Allemagne : les hommes courtisés par les jardins d'enfants

L'un était pâtissier, l'autre linguiste : Sebastian et Torsten seront bientôt éducateurs, une reconversion encouragée en Allemagne pour attirer du personnel masculin dans les garderies.

"Nous voulons servir de repères identitaires sans transmettre de stéréotypes", explique Torsten Mansfeld, 35 ans, qui termine une animation matinale en anglais dans un jardin d'enfants bilingue à Neuruppin, à 80 kilomètres au nord-ouest de Berlin.

"La société parle d'égalité hommes-femmes, alors il faut montrer aux enfants qu'aussi bien les femmes que les hommes peuvent s'occuper d'eux", estime ce linguiste, père d'un garçon de 8 ans.

Torsten fait partie de la quarantaine d'anciens charpentiers, électriciens, ramoneurs, carreleurs ou chômeurs, qui ont déjà bénéficié d'une formation d'éducateurs de jeunes enfants de 2 ans, en alternance, prise en charge par les pouvoirs publics dans l'État régional du Brandebourg.

Une façon de pallier la rareté des hommes dans ces structures mais aussi d'anticiper la demande croissante de main-d'oeuvre du fait du vieillissement démographique et de l'augmentation prévue du nombre des places en crèches.

La démarche du Brandebourg, le Land entourant Berlin où le chômage dépasse les 10%, a été saluée par le ministère fédéral de la Famille, qui a présenté en juillet une étude selon laquelle les hommes forment 2,4% du personnel pédagogique des jardins d'enfants.
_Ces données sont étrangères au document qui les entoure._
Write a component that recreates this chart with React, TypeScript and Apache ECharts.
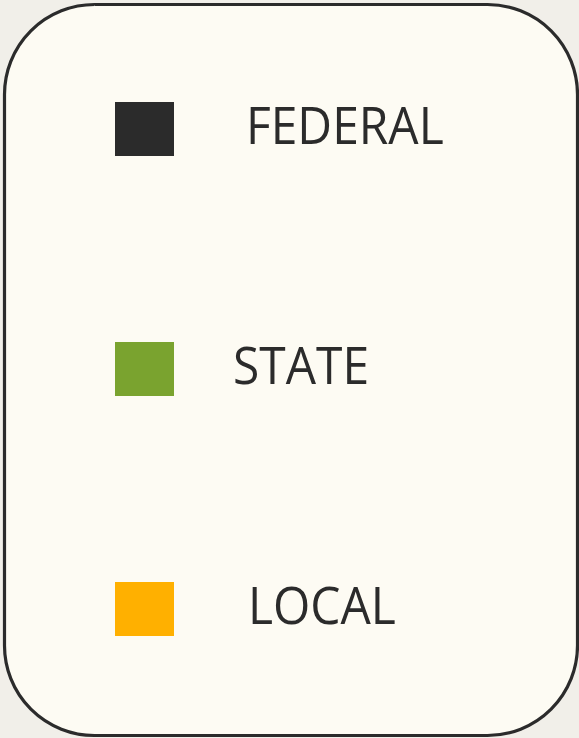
import React, { useEffect, useRef } from "react";
import * as echarts from "echarts";

const categories = ["FEDERAL", "STATE", "LOCAL"];
const colors = ["#2b2b2b", "#7aa32f", "#ffb000"];
const labelX = [246, 233, 248];

export default function App() {
  const ref = useRef<HTMLDivElement>(null);
  useEffect(() => {
    document.body.style.margin = "0";
    const chart = echarts.init(ref.current!, null, { renderer: "svg" });
    const items: any[] = [];
    categories.forEach((name, i) => {
      const top = 102 + i * 240;
      items.push({
        type: "rect",
        shape: { x: 115, y: top, width: 59, height: 54 },
        style: { fill: colors[i] },
      });
      items.push({
        type: "text",
        x: labelX[i],
        y: top + 22,
        scaleX: 0.94,
        style: {
          text: name,
          fill: "#2b2b2b",
          font: "51px 'Open Sans'",
          align: "left",
          verticalAlign: "middle",
        },
      });
    });
    chart.setOption({
      animation: false,
      backgroundColor: "#f1efe9",
      graphic: [
        {
          type: "rect",
          shape: { x: 4.5, y: 4.5, width: 573, height: 731, r: 90 },
          style: { fill: "#fdfbf3", stroke: "#2b2b2b", lineWidth: 3.2 },
        },
        ...items,
      ],
    });
    return () => chart.dispose();
  }, []);
  return <div ref={ref} style={{ width: 579, height: 738 }} />;
}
Pourtant, dans la première économie européenne, les hommes ne sont pas en reste dans l'éducation de leurs enfants : un père sur 5 prend un congé parental rémunéré.

Après 10 ans de pâtisserie, Sebastian Weger, 27 ans, cherchait de "nouvelles perspectives" et il se dit "comblé". "C'est en aidant ma petite amie dans une garderie que j'ai remarqué que c'était fait pour moi", dit-il, accueilli à bras ouverts par les têtes blondes de la crèche protestante de Neuruppin.

"Beaucoup d'hommes ont encore peur de se lancer, à cause des préjugés, et c'est dommage car c'est un enrichissement pour les enfants comme pour l'équipe", observe sa mentor et collègue, Judith Friedrich, estimant urgent de "revaloriser le métier".

"Les enfants ont besoin d'une personne de référence masculine surtout quand ils sont élevés uniquement par leur mère", poursuit l'éducatrice qui considère que la branche ne peut se contenter des volontaires du service civil.

La plupart des diplômés du programme de reconversion professionnelle, qui combine 2.100 heures de pratique et 1.200 heures de théorie, ont trouvé un emploi dans le Brandebourg.

Même Torsten est assuré de pouvoir rester dans son établissement d'accueil à l'issue de sa formation en mars, avec un salaire mensuel brut de 2.045 euros.

Pour Anette Stein, experte de la fondation Bertelsmann, ce modèle de reconversion "ne va pas suffire à changer les mentalités". Pour convaincre les hommes de choisir mais aussi de rester dans cette voie, il faudrait "plus de reconnaissance, notamment financière".

Un pas dans cette direction serait de redresser la qualification au niveau universitaire, en débat actuellement.

"Nous avons constaté un immense intérêt de la part des parents, des structures et des éducatrices, mais il n'y a pas de stratégie pour attirer les hommes dans ce domaine dominé par les femmes", affirme Jens Krabel, co-auteur de l'étude parue en juillet sur le personnel masculin dans les crèches.

Ce sera la mission d'un programme national baptisé "Plus d'hommes dans les jardins d'enfants" qui doit démarrer début 2011 avec l'objectif de contribuer à parvenir à long terme à 20% d'éducateurs dans les garderies.